# start of Entries

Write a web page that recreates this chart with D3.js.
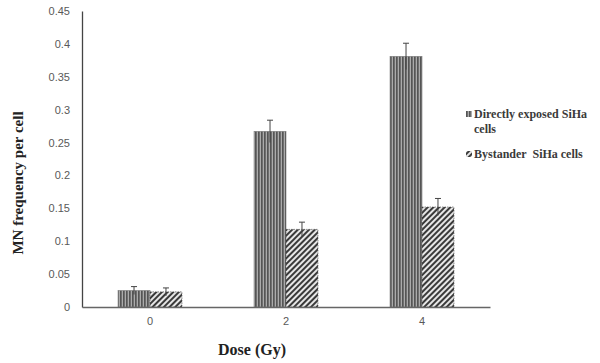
<!DOCTYPE html>
<html lang="en">
<head>
    <meta charset="UTF-8">
    <title>MN frequency per cell</title>
    <style>
        body {
            margin: 0;
            background: #ffffff;
            overflow: hidden;
        }
        svg {
            display: block;
        }
        .tick-label {
            font-family: "Liberation Sans", Arial, sans-serif;
            font-size: 11px;
            fill: #595959;
        }
        .axis-title {
            font-family: "Liberation Serif", "Times New Roman", serif;
            font-weight: bold;
            fill: #222;
        }
        .legend-text {
            font-family: "Liberation Serif", "Times New Roman", serif;
            font-weight: bold;
            font-size: 12px;
            fill: #3a3a3a;
            white-space: pre;
        }
    </style>
</head>
<body>
    <svg id="chart" width="600" height="363"></svg>

    <script src="https://d3js.org/d3.v7.min.js"></script>
    <script>
        // data
        const doses = ["0", "2", "4"];
        const seriesNames = ["Directly exposed SiHa cells", "Bystander  SiHa cells"];
        const directValues = [0.025, 0.267, 0.381];
        const directErrors = [0.006, 0.017, 0.020];
        const bystanderValues = [0.023, 0.118, 0.152];
        const bystanderErrors = [0.006, 0.011, 0.013];
        const yTicks = [0, 0.05, 0.1, 0.15, 0.2, 0.25, 0.3, 0.35, 0.4, 0.45];
        const yTickLabels = ["0", "0.05", "0.1", "0.15", "0.2", "0.25", "0.3", "0.35", "0.4", "0.45"];

        const svg = d3.select("#chart");
        const defs = svg.append("defs");

        // vertical stripe pattern for directly exposed cells
        const vStripe = defs.append("pattern")
            .attr("id", "vstripe")
            .attr("patternUnits", "userSpaceOnUse")
            .attr("width", 3)
            .attr("height", 4);
        vStripe.append("rect").attr("width", 3).attr("height", 4).attr("fill", "#ababab");
        vStripe.append("rect").attr("width", 1.7).attr("height", 4).attr("fill", "#555");

        // diagonal hatch for bystander cells
        const hatch = defs.append("pattern")
            .attr("id", "hatch")
            .attr("patternUnits", "userSpaceOnUse")
            .attr("width", 4)
            .attr("height", 4)
            .attr("patternTransform", "rotate(45)");
        hatch.append("rect").attr("width", 4).attr("height", 4).attr("fill", "#e6e6e6");
        hatch.append("rect").attr("width", 2).attr("height", 4).attr("fill", "#3a3a3a");

        const plot = { left: 82, right: 490, top: 11, bottom: 307 };

        const x0 = d3.scaleBand()
            .domain(doses)
            .range([plot.left, plot.right])
            .paddingInner(0.53)
            .paddingOuter(0.265);

        const x1 = d3.scaleBand()
            .domain([0, 1])
            .range([0, x0.bandwidth()]);

        const y = d3.scaleLinear()
            .domain([0, 0.45])
            .range([plot.bottom, plot.top]);

        const rows = [];
        doses.forEach((d, i) => {
            rows.push({ dose: d, s: 0, v: directValues[i], e: directErrors[i] });
            rows.push({ dose: d, s: 1, v: bystanderValues[i], e: bystanderErrors[i] });
        });

        // bars
        svg.selectAll(".bar")
            .data(rows)
            .enter().append("rect")
            .attr("class", "bar")
            .attr("x", d => x0(d.dose) + x1(d.s))
            .attr("y", d => y(d.v))
            .attr("width", x1.bandwidth())
            .attr("height", d => y(0) - y(d.v))
            .attr("fill", d => d.s === 0 ? "url(#vstripe)" : "url(#hatch)")
            .attr("stroke", d => d.s === 0 ? "#777" : "#444")
            .attr("stroke-width", 0.6)
            .attr("stroke-dasharray", d => d.s === 0 ? null : "1.5,1");

        // error bars
        const cx = d => x0(d.dose) + x1(d.s) + x1.bandwidth() / 2;
        const err = svg.append("g").attr("stroke", "#444").attr("stroke-width", 1);
        err.selectAll(".err")
            .data(rows)
            .enter().append("line")
            .attr("x1", cx).attr("x2", cx)
            .attr("y1", d => y(d.v + d.e))
            .attr("y2", d => y(d.v - d.e));
        err.selectAll(".cap")
            .data(rows)
            .enter().append("line")
            .attr("x1", d => cx(d) - 3).attr("x2", d => cx(d) + 3)
            .attr("y1", d => y(d.v + d.e))
            .attr("y2", d => y(d.v + d.e));

        // axes
        const yAxis = svg.append("g")
            .attr("transform", `translate(${plot.left},0)`)
            .call(d3.axisLeft(y).tickValues(yTicks).tickSize(0).tickPadding(12)
                .tickFormat((d, i) => yTickLabels[i]));
        yAxis.select(".domain").attr("stroke", "#444").attr("stroke-width", 1.3);
        yAxis.selectAll("text").attr("class", "tick-label");

        const xAxis = svg.append("g")
            .attr("transform", `translate(0,${plot.bottom})`)
            .call(d3.axisBottom(x0).tickSize(0).tickPadding(10).tickSizeOuter(0));
        xAxis.select(".domain").attr("stroke", "#666").attr("stroke-width", 1.3);
        xAxis.selectAll("text").attr("class", "tick-label");

        // axis titles
        svg.append("text")
            .attr("class", "axis-title")
            .attr("x", 252)
            .attr("y", 355)
            .attr("text-anchor", "middle")
            .style("font-size", "16px")
            .text("Dose (Gy)");

        svg.append("text")
            .attr("class", "axis-title")
            .attr("transform", "translate(23,183) rotate(-90)")
            .attr("text-anchor", "middle")
            .style("font-size", "15px")
            .text("MN frequency per cell");

        // legend
        const legend = svg.append("g").attr("transform", "translate(466,0)");
        const legendLines = [["Directly exposed SiHa", "cells"], [seriesNames[1]]];
        const legendY = [118, 158];
        legendLines.forEach((lines, i) => {
            legend.append("rect")
                .attr("x", 0)
                .attr("y", legendY[i] - 7)
                .attr("width", 6)
                .attr("height", 6)
                .attr("fill", i === 0 ? "url(#vstripe)" : "url(#hatch)");
            const t = legend.append("text")
                .attr("class", "legend-text")
                .attr("x", 8)
                .attr("y", legendY[i]);
            lines.forEach((l, j) => {
                t.append("tspan").attr("x", 8).attr("dy", j === 0 ? 0 : 15).text(l);
            });
        });
    </script>
</body>
</html>
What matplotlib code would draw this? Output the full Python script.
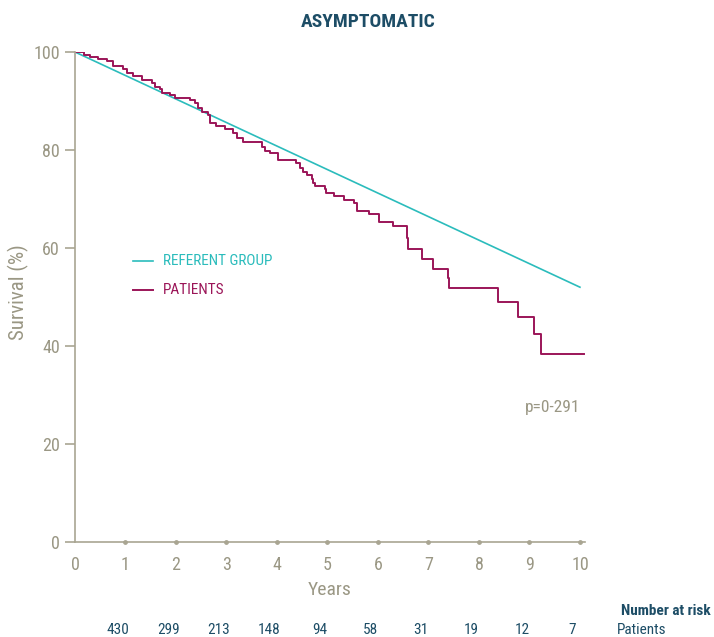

# end of Entries

Work to do: Transcribe every record above exactly, leaving out the pictures.

The answer:
Write a web page that recreates this chart with D3.js.
<!DOCTYPE html>
<html lang="en">
<head>
    <meta charset="UTF-8">
    <title>MN frequency per cell</title>
    <style>
        body {
            margin: 0;
            background: #ffffff;
            overflow: hidden;
        }
        svg {
            display: block;
        }
        .tick-label {
            font-family: "Liberation Sans", Arial, sans-serif;
            font-size: 11px;
            fill: #595959;
        }
        .axis-title {
            font-family: "Liberation Serif", "Times New Roman", serif;
            font-weight: bold;
            fill: #222;
        }
        .legend-text {
            font-family: "Liberation Serif", "Times New Roman", serif;
            font-weight: bold;
            font-size: 12px;
            fill: #3a3a3a;
            white-space: pre;
        }
    </style>
</head>
<body>
    <svg id="chart" width="600" height="363"></svg>

    <script src="https://d3js.org/d3.v7.min.js"></script>
    <script>
        // data
        const doses = ["0", "2", "4"];
        const seriesNames = ["Directly exposed SiHa cells", "Bystander  SiHa cells"];
        const directValues = [0.025, 0.267, 0.381];
        const directErrors = [0.006, 0.017, 0.020];
        const bystanderValues = [0.023, 0.118, 0.152];
        const bystanderErrors = [0.006, 0.011, 0.013];
        const yTicks = [0, 0.05, 0.1, 0.15, 0.2, 0.25, 0.3, 0.35, 0.4, 0.45];
        const yTickLabels = ["0", "0.05", "0.1", "0.15", "0.2", "0.25", "0.3", "0.35", "0.4", "0.45"];

        const svg = d3.select("#chart");
        const defs = svg.append("defs");

        // vertical stripe pattern for directly exposed cells
        const vStripe = defs.append("pattern")
            .attr("id", "vstripe")
            .attr("patternUnits", "userSpaceOnUse")
            .attr("width", 3)
            .attr("height", 4);
        vStripe.append("rect").attr("width", 3).attr("height", 4).attr("fill", "#ababab");
        vStripe.append("rect").attr("width", 1.7).attr("height", 4).attr("fill", "#555");

        // diagonal hatch for bystander cells
        const hatch = defs.append("pattern")
            .attr("id", "hatch")
            .attr("patternUnits", "userSpaceOnUse")
            .attr("width", 4)
            .attr("height", 4)
            .attr("patternTransform", "rotate(45)");
        hatch.append("rect").attr("width", 4).attr("height", 4).attr("fill", "#e6e6e6");
        hatch.append("rect").attr("width", 2).attr("height", 4).attr("fill", "#3a3a3a");

        const plot = { left: 82, right: 490, top: 11, bottom: 307 };

        const x0 = d3.scaleBand()
            .domain(doses)
            .range([plot.left, plot.right])
            .paddingInner(0.53)
            .paddingOuter(0.265);

        const x1 = d3.scaleBand()
            .domain([0, 1])
            .range([0, x0.bandwidth()]);

        const y = d3.scaleLinear()
            .domain([0, 0.45])
            .range([plot.bottom, plot.top]);

        const rows = [];
        doses.forEach((d, i) => {
            rows.push({ dose: d, s: 0, v: directValues[i], e: directErrors[i] });
            rows.push({ dose: d, s: 1, v: bystanderValues[i], e: bystanderErrors[i] });
        });

        // bars
        svg.selectAll(".bar")
            .data(rows)
            .enter().append("rect")
            .attr("class", "bar")
            .attr("x", d => x0(d.dose) + x1(d.s))
            .attr("y", d => y(d.v))
            .attr("width", x1.bandwidth())
            .attr("height", d => y(0) - y(d.v))
            .attr("fill", d => d.s === 0 ? "url(#vstripe)" : "url(#hatch)")
            .attr("stroke", d => d.s === 0 ? "#777" : "#444")
            .attr("stroke-width", 0.6)
            .attr("stroke-dasharray", d => d.s === 0 ? null : "1.5,1");

        // error bars
        const cx = d => x0(d.dose) + x1(d.s) + x1.bandwidth() / 2;
        const err = svg.append("g").attr("stroke", "#444").attr("stroke-width", 1);
        err.selectAll(".err")
            .data(rows)
            .enter().append("line")
            .attr("x1", cx).attr("x2", cx)
            .attr("y1", d => y(d.v + d.e))
            .attr("y2", d => y(d.v - d.e));
        err.selectAll(".cap")
            .data(rows)
            .enter().append("line")
            .attr("x1", d => cx(d) - 3).attr("x2", d => cx(d) + 3)
            .attr("y1", d => y(d.v + d.e))
            .attr("y2", d => y(d.v + d.e));

        // axes
        const yAxis = svg.append("g")
            .attr("transform", `translate(${plot.left},0)`)
            .call(d3.axisLeft(y).tickValues(yTicks).tickSize(0).tickPadding(12)
                .tickFormat((d, i) => yTickLabels[i]));
        yAxis.select(".domain").attr("stroke", "#444").attr("stroke-width", 1.3);
        yAxis.selectAll("text").attr("class", "tick-label");

        const xAxis = svg.append("g")
            .attr("transform", `translate(0,${plot.bottom})`)
            .call(d3.axisBottom(x0).tickSize(0).tickPadding(10).tickSizeOuter(0));
        xAxis.select(".domain").attr("stroke", "#666").attr("stroke-width", 1.3);
        xAxis.selectAll("text").attr("class", "tick-label");

        // axis titles
        svg.append("text")
            .attr("class", "axis-title")
            .attr("x", 252)
            .attr("y", 355)
            .attr("text-anchor", "middle")
            .style("font-size", "16px")
            .text("Dose (Gy)");

        svg.append("text")
            .attr("class", "axis-title")
            .attr("transform", "translate(23,183) rotate(-90)")
            .attr("text-anchor", "middle")
            .style("font-size", "15px")
            .text("MN frequency per cell");

        // legend
        const legend = svg.append("g").attr("transform", "translate(466,0)");
        const legendLines = [["Directly exposed SiHa", "cells"], [seriesNames[1]]];
        const legendY = [118, 158];
        legendLines.forEach((lines, i) => {
            legend.append("rect")
                .attr("x", 0)
                .attr("y", legendY[i] - 7)
                .attr("width", 6)
                .attr("height", 6)
                .attr("fill", i === 0 ? "url(#vstripe)" : "url(#hatch)");
            const t = legend.append("text")
                .attr("class", "legend-text")
                .attr("x", 8)
                .attr("y", legendY[i]);
            lines.forEach((l, j) => {
                t.append("tspan").attr("x", 8).attr("dy", j === 0 ? 0 : 15).text(l);
            });
        });
    </script>
</body>
</html>
What matplotlib code would draw this? Output the full Python script.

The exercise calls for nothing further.